**DIRECTIONS:**
Each line of the data that includes the string "matplotlib" is to be copied out.

**DATASET EXCERPT:**
********
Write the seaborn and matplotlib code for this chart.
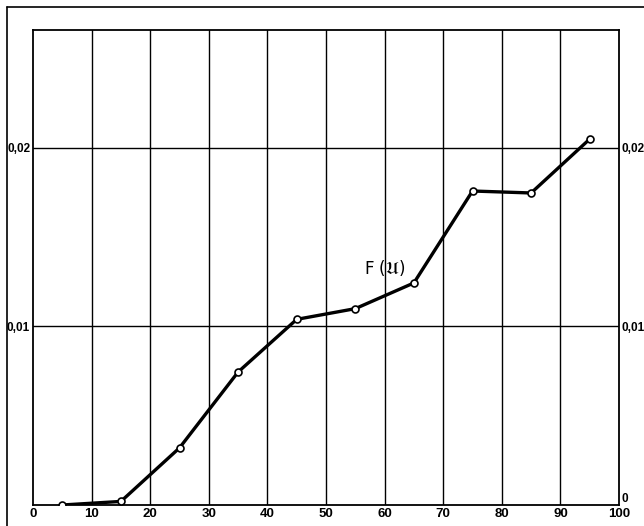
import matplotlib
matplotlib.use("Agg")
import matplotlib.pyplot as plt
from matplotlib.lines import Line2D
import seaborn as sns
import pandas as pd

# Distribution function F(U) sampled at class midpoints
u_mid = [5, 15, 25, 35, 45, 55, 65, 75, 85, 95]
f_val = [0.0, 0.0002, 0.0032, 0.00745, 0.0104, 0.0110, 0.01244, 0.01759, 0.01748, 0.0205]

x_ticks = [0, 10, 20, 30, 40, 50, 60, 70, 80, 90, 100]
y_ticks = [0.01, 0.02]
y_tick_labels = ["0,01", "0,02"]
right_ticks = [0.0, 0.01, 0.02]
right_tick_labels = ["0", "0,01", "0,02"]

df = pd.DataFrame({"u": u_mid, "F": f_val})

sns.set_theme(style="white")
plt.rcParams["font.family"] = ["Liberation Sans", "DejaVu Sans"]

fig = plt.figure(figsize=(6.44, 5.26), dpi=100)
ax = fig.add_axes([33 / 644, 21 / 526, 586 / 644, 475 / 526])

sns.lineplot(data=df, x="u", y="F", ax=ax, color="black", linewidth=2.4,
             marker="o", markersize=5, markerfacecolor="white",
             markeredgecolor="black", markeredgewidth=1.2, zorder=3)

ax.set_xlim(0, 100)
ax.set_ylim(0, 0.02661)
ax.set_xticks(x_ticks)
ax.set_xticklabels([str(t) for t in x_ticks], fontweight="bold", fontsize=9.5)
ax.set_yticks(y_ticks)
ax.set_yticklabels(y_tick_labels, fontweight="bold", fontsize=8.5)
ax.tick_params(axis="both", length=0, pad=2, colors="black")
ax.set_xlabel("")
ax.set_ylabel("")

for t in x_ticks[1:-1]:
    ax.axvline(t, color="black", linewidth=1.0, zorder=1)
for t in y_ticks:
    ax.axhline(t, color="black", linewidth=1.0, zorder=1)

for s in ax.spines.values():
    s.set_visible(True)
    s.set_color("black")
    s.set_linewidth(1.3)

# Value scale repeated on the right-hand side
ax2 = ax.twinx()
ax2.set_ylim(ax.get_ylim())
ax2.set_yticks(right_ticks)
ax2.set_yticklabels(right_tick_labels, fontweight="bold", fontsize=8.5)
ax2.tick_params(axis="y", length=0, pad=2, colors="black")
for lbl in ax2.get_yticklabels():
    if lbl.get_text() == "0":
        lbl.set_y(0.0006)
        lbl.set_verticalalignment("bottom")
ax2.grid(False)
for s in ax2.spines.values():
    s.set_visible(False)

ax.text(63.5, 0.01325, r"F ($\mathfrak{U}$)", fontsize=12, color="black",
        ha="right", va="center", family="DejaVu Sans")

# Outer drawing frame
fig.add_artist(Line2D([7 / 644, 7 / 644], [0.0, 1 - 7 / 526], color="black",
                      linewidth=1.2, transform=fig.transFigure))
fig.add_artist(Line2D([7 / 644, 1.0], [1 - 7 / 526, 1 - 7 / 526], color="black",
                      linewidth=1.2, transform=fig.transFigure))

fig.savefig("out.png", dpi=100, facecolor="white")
********
**REPLY TO THE EXERCISE:**
Write the seaborn and matplotlib code for this chart.
import matplotlib
matplotlib.use("Agg")
import matplotlib.pyplot as plt
from matplotlib.lines import Line2D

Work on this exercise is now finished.